◆ **Charts and diagrams as code**:
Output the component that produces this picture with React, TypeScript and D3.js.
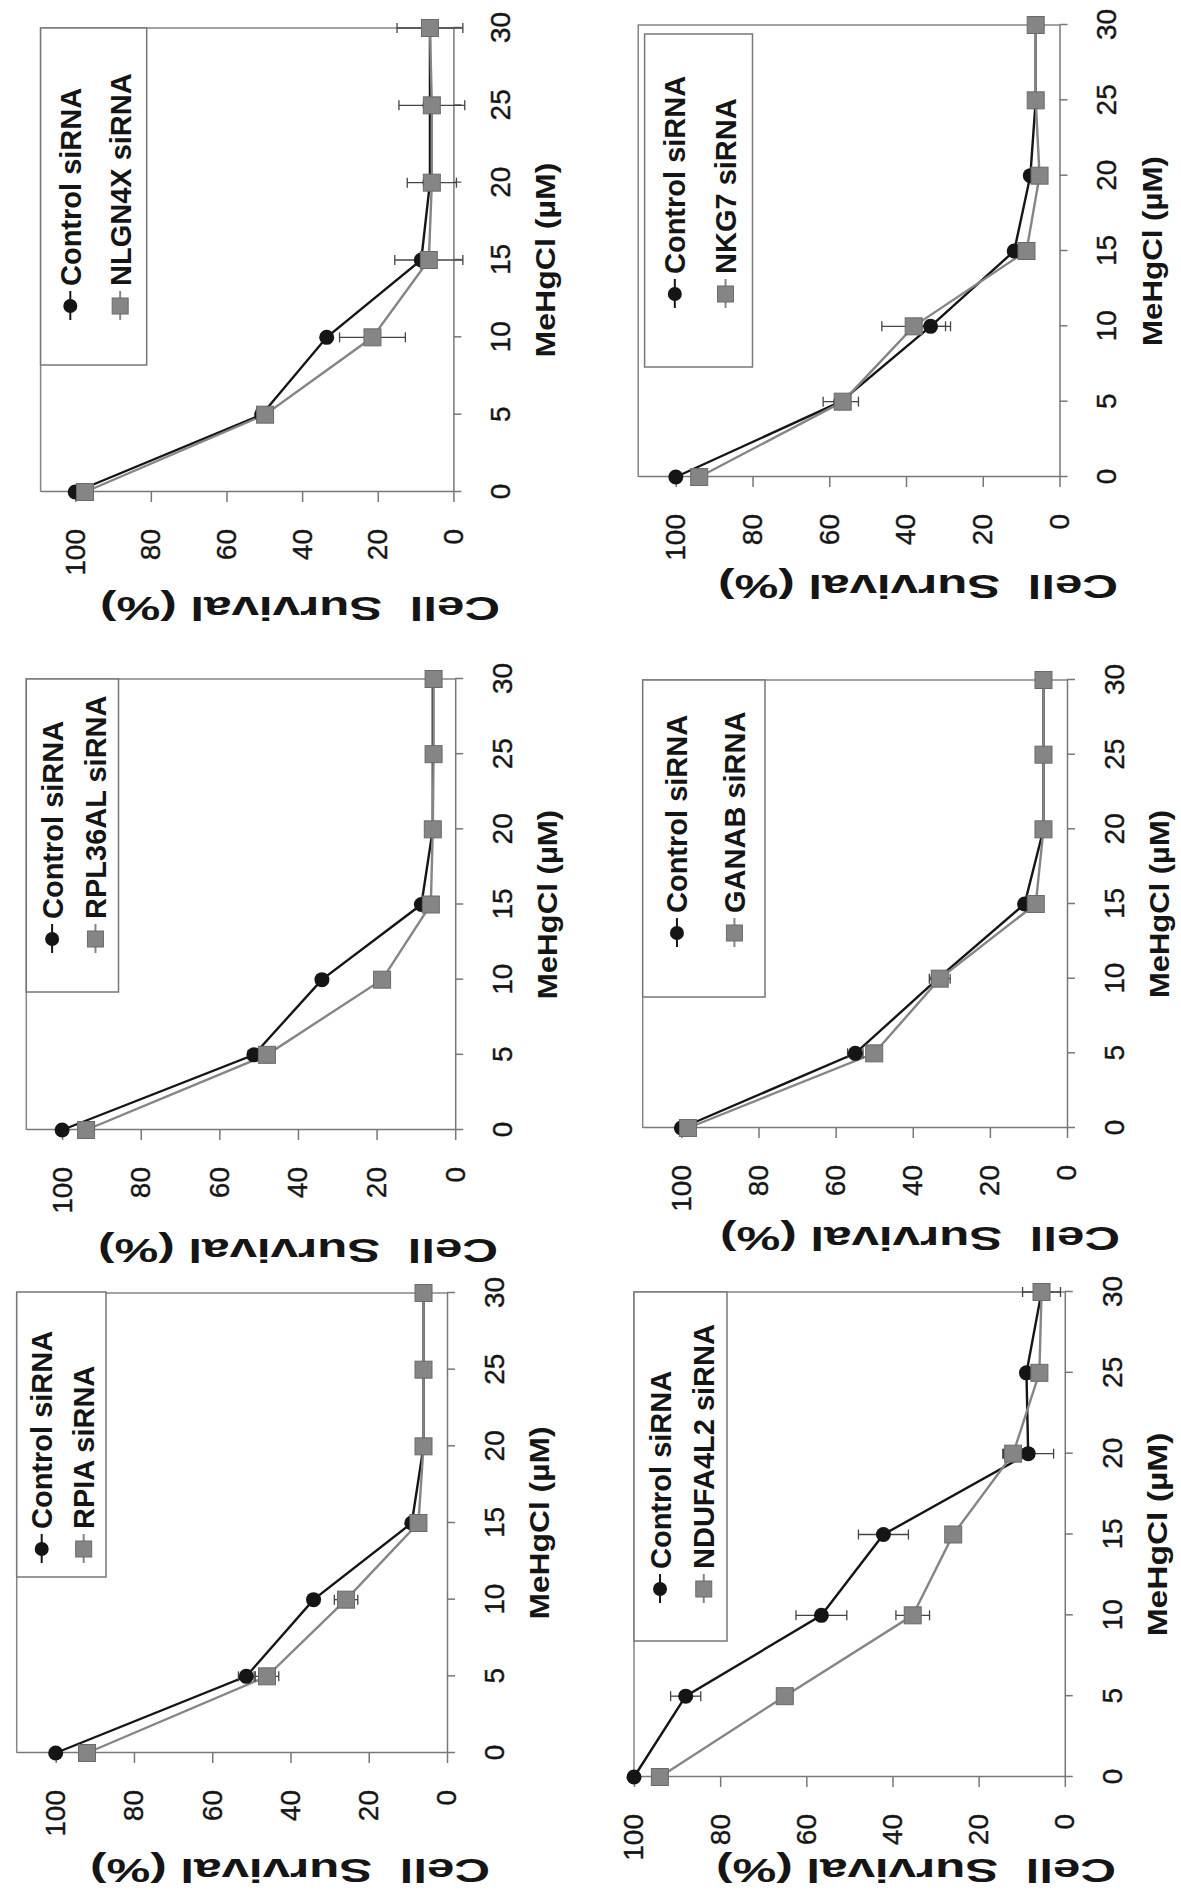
import React, { useEffect, useRef } from "react";
import * as d3 from "d3";

// MeHgCl doses (µM) and axis ticks
const doses = [0, 5, 10, 15, 20, 25, 30];
const xTicks = [0, 5, 10, 15, 20, 25, 30];
const yTicks = [0, 20, 40, 60, 80, 100];

const controlLabel = "Control siRNA";
const geneLabels = [
  "RPIA siRNA",
  "RPL36AL siRNA",
  "NLGN4X siRNA",
  "NDUFA4L2 siRNA",
  "GANAB siRNA",
  "NKG7 siRNA",
];

// cell survival (%), one row per panel
const controlMeans = [
  [100, 51.3, 34.1, 9.0, 6.0, 6.0, 6.0],
  [100, 51.2, 33.9, 8.6, 5.7, 5.7, 5.7],
  [100, 50.7, 33.5, 8.5, 6.2, 6.2, 6.2],
  [100, 88.0, 56.5, 42.1, 8.5, 8.9, 5.4],
  [100, 54.9, 33.5, 11.0, 6.1, 6.1, 6.1],
  [100, 57.0, 33.6, 11.8, 7.6, 6.2, 6.2],
];
const controlErr = [
  [0, 2.0, 1.2, 0.6, 0.3, 0.3, 0.3],
  [0, 1.5, 1.0, 0.6, 0.3, 0.3, 0.3],
  [0, 1.0, 1.0, 0.6, 0.3, 0.3, 0.3],
  [0, 3.5, 5.9, 5.8, 5.9, 0.5, 0.5],
  [0, 2.0, 1.0, 0.6, 0.3, 0.3, 0.3],
  [0, 4.6, 5.2, 0.6, 0.3, 0.3, 0.3],
];
const geneMeans = [
  [92.0, 46.0, 25.8, 7.3, 6.0, 6.0, 6.0],
  [93.9, 47.9, 18.6, 6.2, 5.7, 5.5, 5.5],
  [97.4, 49.8, 21.4, 6.5, 5.7, 5.7, 6.2],
  [94.0, 65.0, 35.3, 25.9, 12.0, 5.9, 5.4],
  [98.3, 50.0, 33.0, 8.1, 6.1, 6.1, 6.1],
  [93.9, 56.5, 38.0, 8.6, 5.2, 6.2, 6.2],
];
const geneErr = [
  [0, 3.0, 3.0, 0.6, 0.3, 0.3, 0.3],
  [0, 1.0, 1.0, 0.6, 0.3, 0.3, 0.3],
  [0, 1.0, 8.7, 9.0, 6.5, 8.7, 8.7],
  [0, 1.0, 3.9, 1.0, 2.2, 0.5, 4.4],
  [0, 1.0, 2.7, 1.0, 0.3, 0.3, 0.3],
  [0, 1.0, 8.3, 1.0, 0.3, 0.3, 0.3],
];

// panel geometry in the un-rotated figure (1891 wide x 1181 tall)
const layout = [
  { x0: 138, x30: 598, y0: 447, y100: 55.7, top: 16.7, lx: [314, 599], ly: [16.7, 106], tx: 362, titleX: 32, titleY: 290 },
  { x0: 761, x30: 1212, y0: 455.2, y100: 62.1, top: 26.3, lx: [899, 1212], ly: [26.3, 118.5], tx: 972, titleX: 652, titleY: 298 },
  { x0: 1399, x30: 1863, y0: 453.4, y100: 75.2, top: 40.6, lx: [1526, 1863], ly: [40.6, 146.7], tx: 1605, titleX: 1294, titleY: 300 },
  { x0: 114, x30: 599, y0: 1064.8, y100: 634, top: 634, lx: [250, 599], ly: [634, 727], tx: 322, titleX: 32, titleY: 916 },
  { x0: 763, x30: 1211, y0: 1067, y100: 681.4, top: 642.7, lx: [894, 1211], ly: [642.7, 765], tx: 978, titleX: 664, titleY: 920 },
  { x0: 1414, x30: 1866, y0: 1059.5, y100: 675.8, top: 638.2, lx: [1524, 1857], ly: [644.6, 752.5], tx: 1617, titleX: 1316, titleY: 918 },
];

const FONT = "'Liberation Sans', Arial, Helvetica, sans-serif";
const BLACK = "#151515";
const GREY = "#858585";
const SQUARE = "#858585";
const AXIS = "#777";

const App = () => {
  const svgRef = useRef<SVGSVGElement>(null);

  useEffect(() => {
    const root = d3.select(svgRef.current).select<SVGGElement>("g.fig");
    root.selectAll("*").remove();

    layout.forEach((L, i) => {
      const yMax = (100 * (L.y0 - L.top)) / (L.y0 - L.y100);
      const x = d3.scaleLinear().domain([0, 30]).range([L.x0, L.x30]);
      const y = d3.scaleLinear().domain([0, yMax]).range([L.y0, L.top]);
      const g = root.append("g");

      // plot area border (top and right)
      g.append("path")
        .attr("d", `M${x(0)},${y(yMax)}H${x(30)}V${y(0)}`)
        .attr("fill", "none")
        .attr("stroke", GREY)
        .attr("stroke-width", 1.5);

      const xAxis = d3.axisBottom(x).tickValues(xTicks).tickSize(8).tickSizeOuter(0).tickPadding(29);
      const gx = g.append("g").attr("transform", `translate(0,${L.y0})`).call(xAxis);

      const yAxis = d3.axisLeft(y).tickValues(yTicks).tickSize(10).tickSizeOuter(0).tickPadding(27);
      const gy = g.append("g").attr("transform", `translate(${L.x0},0)`).call(yAxis);

      [gx, gy].forEach((ax) => {
        ax.attr("font-family", FONT).attr("font-size", 28);
        ax.selectAll("path.domain, line").attr("stroke", AXIS).attr("stroke-width", 1.5);
        ax.selectAll("text").attr("fill", BLACK).attr("stroke", BLACK).attr("stroke-width", 0.4);
      });

      // series
      const line = d3
        .line<number>()
        .x((_, j) => x(doses[j]))
        .y((d) => y(d));

      g.append("path")
        .attr("d", line(controlMeans[i]))
        .attr("fill", "none")
        .attr("stroke", BLACK)
        .attr("stroke-width", 2.4);
      g.append("path")
        .attr("d", line(geneMeans[i]))
        .attr("fill", "none")
        .attr("stroke", GREY)
        .attr("stroke-width", 2.4);

      // error bars
      const bars = (means: number[], errs: number[]) => {
        means.forEach((m, j) => {
          const e = errs[j];
          if (!e) return;
          const cx = x(doses[j]);
          const eb = g.append("g").attr("stroke", "#444").attr("stroke-width", 1.3);
          eb.append("line").attr("x1", cx).attr("x2", cx).attr("y1", y(m - e)).attr("y2", y(m + e));
          [m - e, m + e].forEach((v) =>
            eb.append("line").attr("x1", cx - 5).attr("x2", cx + 5).attr("y1", y(v)).attr("y2", y(v))
          );
        });
      };
      bars(controlMeans[i], controlErr[i]);
      bars(geneMeans[i], geneErr[i]);

      g.selectAll(null)
        .data(controlMeans[i])
        .enter()
        .append("circle")
        .attr("cx", (_, j) => x(doses[j]))
        .attr("cy", (d) => y(d))
        .attr("r", 7.5)
        .attr("fill", BLACK);

      g.selectAll(null)
        .data(geneMeans[i])
        .enter()
        .append("rect")
        .attr("x", (_, j) => x(doses[j]) - 8.5)
        .attr("y", (d) => y(d) - 8.5)
        .attr("width", 17)
        .attr("height", 17)
        .attr("fill", SQUARE)
        .attr("stroke", "#6a6a6a")
        .attr("stroke-width", 1);

      // legend
      const [lx1, lx2] = L.lx;
      const [ly1, ly2] = L.ly;
      const lh = ly2 - ly1;
      g.append("rect")
        .attr("x", lx1)
        .attr("y", ly1)
        .attr("width", lx2 - lx1)
        .attr("height", lh)
        .attr("fill", "#fff")
        .attr("stroke", AXIS)
        .attr("stroke-width", 1.5);

      const rows = [
        { label: controlLabel, cy: ly1 + lh * 0.28, ctrl: true },
        { label: geneLabels[i], cy: ly1 + lh * 0.75, ctrl: false },
      ];
      rows.forEach((r) => {
        const mx = L.tx - 20;
        g.append("line")
          .attr("x1", L.tx - 34)
          .attr("x2", L.tx - 5)
          .attr("y1", r.cy)
          .attr("y2", r.cy)
          .attr("stroke", r.ctrl ? BLACK : GREY)
          .attr("stroke-width", 2);
        if (r.ctrl) {
          g.append("circle").attr("cx", mx).attr("cy", r.cy).attr("r", 7).attr("fill", BLACK);
        } else {
          g.append("rect")
            .attr("x", mx - 8)
            .attr("y", r.cy - 8)
            .attr("width", 16)
            .attr("height", 16)
            .attr("fill", SQUARE)
            .attr("stroke", "#6a6a6a");
        }
        g.append("text")
          .attr("x", L.tx)
          .attr("y", r.cy + 10.5)
          .attr("font-family", FONT)
          .attr("font-size", 29)
          .attr("font-weight", "bold")
          .attr("fill", BLACK)
          .text(r.label);
      });

      // axis titles
      g.append("text")
        .attr("x", (L.x0 + L.x30) / 2)
        .attr("y", L.y0 + 102)
        .attr("text-anchor", "middle")
        .attr("font-family", FONT)
        .attr("font-size", 28)
        .attr("font-weight", "bold")
        .attr("fill", BLACK)
        .attr("textLength", 0.42 * (L.x30 - L.x0))
        .attr("lengthAdjust", "spacingAndGlyphs")
        .text("MeHgCl (\u00b5M)");

      g.append("text")
        .attr("transform", `translate(${L.titleX},${L.titleY}) rotate(-90)`)
        .attr("text-anchor", "middle")
        .attr("font-family", FONT)
        .attr("font-size", 33)
        .attr("font-weight", "bold")
        .attr("fill", BLACK)
        .attr("textLength", 400)
        .attr("lengthAdjust", "spacingAndGlyphs")
        .attr("xml:space", "preserve")
        .text("Cell  Survival (%)");
    });
  }, []);

  return (
    <svg
      ref={svgRef}
      width={1181}
      height={1891}
      style={{ position: "absolute", left: 0, top: 0, background: "#fff" }}
    >
      <g className="fig" transform="translate(0,1891) rotate(-90)" />
    </svg>
  );
};

export default App;
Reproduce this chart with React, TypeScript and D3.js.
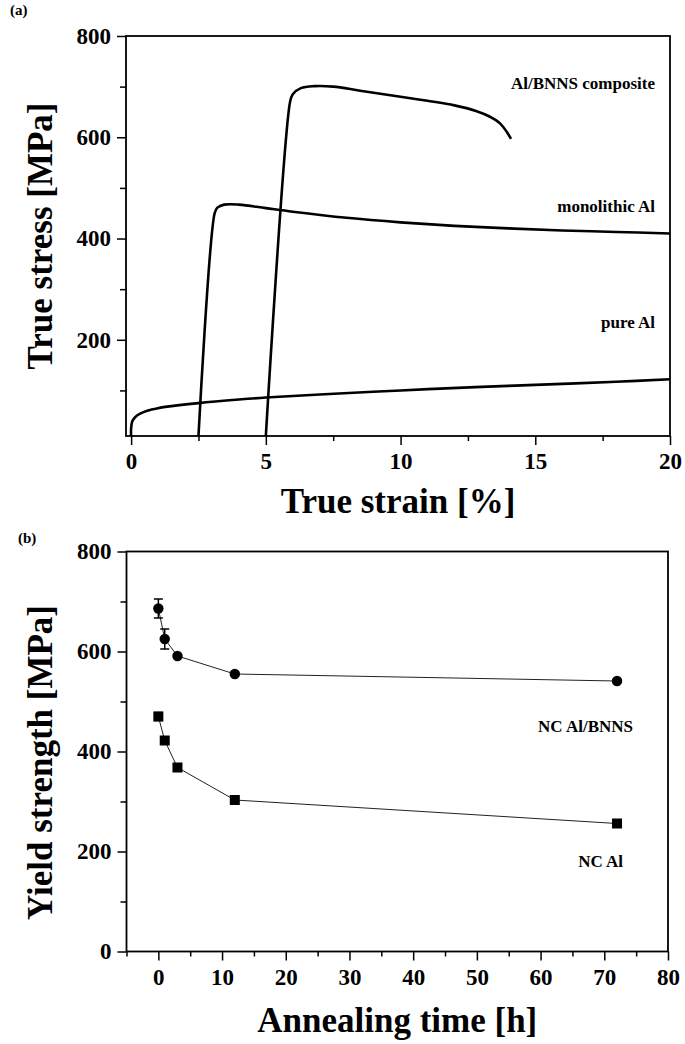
import React, { useEffect, useRef } from 'react';
import * as d3 from 'd3';

// (a) true stress-strain curves: [strain %, stress MPa]
const pureAl: [number, number][] = [
  [0, 10], [0, 25], [0.05, 40], [0.15, 47], [0.3, 53], [0.6, 60], [1, 65], [1.5, 69],
  [2.5, 75], [4, 82], [5, 86], [7, 92], [10, 100], [13, 107], [15, 111], [18, 117], [20, 122],
];
const monolithicAl: [number, number][] = [
  [2.5, 10], [3.1, 450], [3.2, 461], [3.45, 467], [4, 467], [5, 460], [6, 453], [8, 441],
  [10, 432], [12, 425], [14, 420], [16, 416], [18, 413], [20, 410],
];
const composite: [number, number][] = [
  [5.0, 10], [5.9, 670], [6.0, 685], [6.3, 697], [6.8, 701], [7.5, 700], [8.5, 692],
  [10, 680], [11, 672], [12, 663], [12.8, 652], [13.3, 641], [13.7, 627], [13.95, 610], [14.1, 597],
];
const curveLabels = ['Al/BNNS composite', 'monolithic Al', 'pure Al'];

// (b) yield strength vs annealing time
const annealTime = [0, 1, 3, 12, 72];
const compositeYS = [686, 625, 591, 555, 541];
const compositeErr = [19, 20, 3, 3, 3];
const ncAlYS = [470, 422, 368, 303, 256];
const ncAlErr = [8, 6, 4, 4, 4];
const seriesLabels = ['NC Al/BNNS', 'NC Al'];

const strainTicks = [0, 5, 10, 15, 20];
const strainMinor = [2.5, 7.5, 12.5, 17.5];
const stressTicks = [200, 400, 600, 800];
const stressMinor = [100, 300, 500, 700];
const timeTicks = [0, 10, 20, 30, 40, 50, 60, 70, 80];
const timeMinor = [-5, 5, 15, 25, 35, 45, 55, 65, 75];
const ysTicks = [0, 200, 400, 600, 800];
const ysMinor = [100, 300, 500, 700];

const FONT = '"Liberation Serif", "Times New Roman", serif';

export default function App() {
  const ref = useRef<SVGSVGElement>(null);

  useEffect(() => {
    const svg = d3.select(ref.current);
    svg.selectAll('*').remove();

    const styleAxis = (g: any) => {
      g.select('.domain').remove();
      g.selectAll('line').attr('stroke', '#000').attr('stroke-width', 1.5);
      g.selectAll('text')
        .attr('font-family', FONT)
        .attr('font-size', 23)
        .attr('font-weight', 'bold')
        .attr('fill', '#000');
    };

    // ---------- panel (a) ----------
    const xA = d3.scaleLinear().domain([-0.19, 20]).range([126, 670]);
    const yA = d3.scaleLinear().domain([10, 800]).range([436, 36]);

    svg.append('g').attr('transform', `translate(0,${yA.range()[0]})`)
      .call(d3.axisBottom(xA).tickValues(strainTicks).tickSize(9).tickPadding(8).tickFormat(d3.format('d')))
      .call(styleAxis);
    svg.append('g').attr('transform', `translate(0,${yA.range()[0]})`)
      .call(d3.axisBottom(xA).tickValues(strainMinor).tickSize(5).tickFormat(() => ''))
      .call(styleAxis);
    svg.append('g').attr('transform', `translate(${xA.range()[0]},0)`)
      .call(d3.axisLeft(yA).tickValues(stressTicks).tickSize(9).tickPadding(6).tickFormat(d3.format('d')))
      .call(styleAxis);
    svg.append('g').attr('transform', `translate(${xA.range()[0]},0)`)
      .call(d3.axisLeft(yA).tickValues(stressMinor).tickSize(6).tickFormat(() => ''))
      .call(styleAxis);

    svg.append('rect')
      .attr('x', xA.range()[0]).attr('y', yA.range()[1])
      .attr('width', xA.range()[1] - xA.range()[0]).attr('height', yA.range()[0] - yA.range()[1])
      .attr('fill', 'none').attr('stroke', '#000').attr('stroke-width', 1.8);

    const lineA = d3.line<[number, number]>()
      .x(d => xA(d[0]))
      .y(d => yA(d[1]))
      .curve(d3.curveCatmullRom.alpha(0.5));

    [composite, monolithicAl, pureAl].forEach(s => {
      svg.append('path')
        .datum(s)
        .attr('fill', 'none')
        .attr('stroke', '#000')
        .attr('stroke-width', 2.6)
        .attr('d', lineA);
    });

    const labelYA = [89, 212, 328];
    curveLabels.forEach((t, i) => {
      svg.append('text')
        .attr('x', 655).attr('y', labelYA[i])
        .attr('text-anchor', 'end')
        .attr('font-family', FONT).attr('font-size', 17).attr('font-weight', 'bold')
        .text(t);
    });

    svg.append('text')
      .attr('transform', `translate(52,${(yA.range()[0] + yA.range()[1]) / 2}) rotate(-90)`)
      .attr('text-anchor', 'middle')
      .attr('font-family', FONT).attr('font-size', 35).attr('font-weight', 'bold')
      .text('True stress [MPa]');
    svg.append('text')
      .attr('x', (xA.range()[0] + xA.range()[1]) / 2).attr('y', 513)
      .attr('text-anchor', 'middle')
      .attr('font-family', FONT).attr('font-size', 35).attr('font-weight', 'bold')
      .text('True strain [%]');
    svg.append('text')
      .attr('x', 10).attr('y', 15)
      .attr('font-family', FONT).attr('font-size', 15).attr('font-weight', 'bold')
      .text('(a)');

    // ---------- panel (b) ----------
    const xB = d3.scaleLinear().domain([-5, 80]).range([126.5, 668]);
    const yB = d3.scaleLinear().domain([0, 800]).range([951.5, 551.5]);

    svg.append('g').attr('transform', `translate(0,${yB.range()[0]})`)
      .call(d3.axisBottom(xB).tickValues(timeTicks).tickSize(9).tickPadding(8).tickFormat(d3.format('d')))
      .call(styleAxis);
    svg.append('g').attr('transform', `translate(0,${yB.range()[0]})`)
      .call(d3.axisBottom(xB).tickValues(timeMinor).tickSize(5).tickFormat(() => ''))
      .call(styleAxis);
    svg.append('g').attr('transform', `translate(${xB.range()[0]},0)`)
      .call(d3.axisLeft(yB).tickValues(ysTicks).tickSize(9).tickPadding(6).tickFormat(d3.format('d')))
      .call(styleAxis);
    svg.append('g').attr('transform', `translate(${xB.range()[0]},0)`)
      .call(d3.axisLeft(yB).tickValues(ysMinor).tickSize(6).tickFormat(() => ''))
      .call(styleAxis);

    svg.append('rect')
      .attr('x', xB.range()[0]).attr('y', yB.range()[1])
      .attr('width', xB.range()[1] - xB.range()[0]).attr('height', yB.range()[0] - yB.range()[1])
      .attr('fill', 'none').attr('stroke', '#000').attr('stroke-width', 1.8);

    const lineB = d3.line<number>()
      .x((_, i) => xB(annealTime[i]))
      .y(d => yB(d));

    const drawSeries = (vals: number[], errs: number[], shape: 'circle' | 'square') => {
      svg.append('path')
        .datum(vals)
        .attr('fill', 'none')
        .attr('stroke', '#222')
        .attr('stroke-width', 1)
        .attr('d', lineB);
      const g = svg.append('g');
      vals.forEach((v, i) => {
        const cx = xB(annealTime[i]);
        const top = yB(v + errs[i]);
        const bot = yB(v - errs[i]);
        g.append('line').attr('x1', cx).attr('x2', cx).attr('y1', top).attr('y2', bot)
          .attr('stroke', '#000').attr('stroke-width', 1.5);
        [top, bot].forEach(yy => {
          g.append('line').attr('x1', cx - 4.5).attr('x2', cx + 4.5).attr('y1', yy).attr('y2', yy)
            .attr('stroke', '#000').attr('stroke-width', 1.5);
        });
        if (shape === 'circle') {
          g.append('circle').attr('cx', cx).attr('cy', yB(v)).attr('r', 5.2).attr('fill', '#000');
        } else {
          g.append('rect').attr('x', cx - 5).attr('y', yB(v) - 5).attr('width', 10).attr('height', 10).attr('fill', '#000');
        }
      });
    };
    drawSeries(compositeYS, compositeErr, 'circle');
    drawSeries(ncAlYS, ncAlErr, 'square');

    const labelPosB: [number, number][] = [[633, 732], [623, 867]];
    seriesLabels.forEach((t, i) => {
      svg.append('text')
        .attr('x', labelPosB[i][0]).attr('y', labelPosB[i][1])
        .attr('text-anchor', 'end')
        .attr('font-family', FONT).attr('font-size', 17).attr('font-weight', 'bold')
        .text(t);
    });

    svg.append('text')
      .attr('transform', `translate(52,${(yB.range()[0] + yB.range()[1]) / 2 + 11}) rotate(-90)`)
      .attr('text-anchor', 'middle')
      .attr('font-family', FONT).attr('font-size', 35).attr('font-weight', 'bold')
      .text('Yield strength [MPa]');
    svg.append('text')
      .attr('x', (xB.range()[0] + xB.range()[1]) / 2).attr('y', 1032)
      .attr('text-anchor', 'middle')
      .attr('font-family', FONT).attr('font-size', 35).attr('font-weight', 'bold')
      .text('Annealing time [h]');
    svg.append('text')
      .attr('x', 18).attr('y', 543)
      .attr('font-family', FONT).attr('font-size', 15).attr('font-weight', 'bold')
      .text('(b)');
  }, []);

  return (
    <svg
      ref={ref}
      width={685}
      height={1044}
      style={{ position: 'absolute', left: 0, top: 0, background: '#fff' }}
    />
  );
}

◆ **Aim of the exercise**: Above are the records. Copy word for word only their lines from the one holding "Reproduce this chart" through the one holding "import * as d3 from 'd3';", both included, and skip the images.

◆ **Problem solution**:
Reproduce this chart with React, TypeScript and D3.js.
import React, { useEffect, useRef } from 'react';
import * as d3 from 'd3';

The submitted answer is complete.